Comment vous-adaptez vous aux bouleversements provoqués par l'essor du mobile ? Quel part de votre trafic représente-t-il ?

Le mobile est en train de changer la manière dont on utilise Internet. Ce changement, nous l'avions anticipé dès la sortie de l'iPhone en 2008 en développant notre application. Pendant plusieurs années, cette application n'était pas au centre de nos préoccupations, même si nous savions qu'elle représenterait un jour le futur de Yelp. Ce n'est qu'à partir de l'année dernière que nous avons fait de nos applications notre objectif principal.

En termes d'usage, le mobile nous permet de créer une nouvelle relation avec nos utilisateurs. Sur le Web, la plupart des utilisateurs nous trouvent via des moteurs de recherche, Google notamment. Ce n'est pas le cas avec notre application, qui nous permet au contraire d'être directement en lien avec nos utilisateurs, laissant ainsi Google en dehors de l'équation. Aujourd'hui, nous comptons en moyenne 9,2 millions d'utilisateurs actifs mensuels rien que pour nos applications mobiles et environ 50% des recherches sur Yelp sont réalisées à partir d'une de ces applications.

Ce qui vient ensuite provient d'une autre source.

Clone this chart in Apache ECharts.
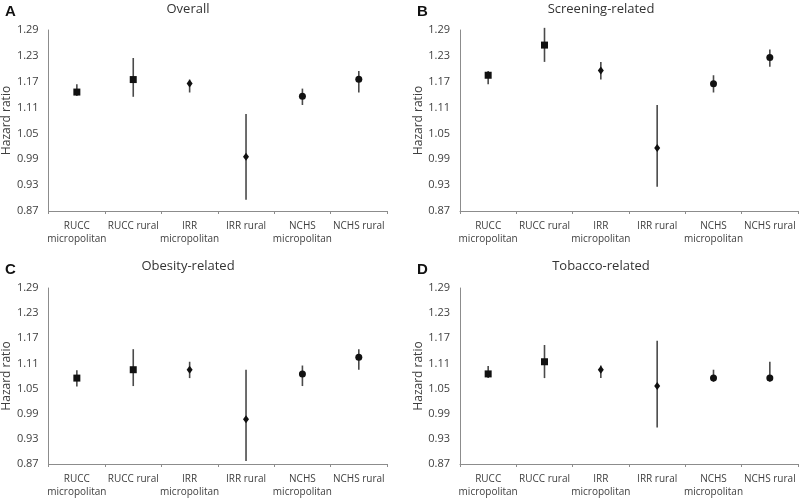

Quels sont vos projets pour la suite ?

Nous souhaitons accentuer notre présence en Europe, notamment grâce à l'intégration de Qype. Nous comptons également poursuivre nos efforts sur le mobile où nous pensons qu'il y a encore beaucoup à faire. Enfin, nous allons accompagner davantage nos annonceurs pour leur permettre d'avoir le plus de succès possible sur notre plateforme.

Après un an passé à Harvard, Jeremy Stoppelman cofonde Yelp en 2004 avec Russel Simmons  qu'il rencontre alors qu'il occupe le poste de VP Engineering au sein de Paypal. Aux commandes de Yelp depuis sa création, il est diplômé d'un B.S en Sciences-Informatiques de l'Université de l'Illinois.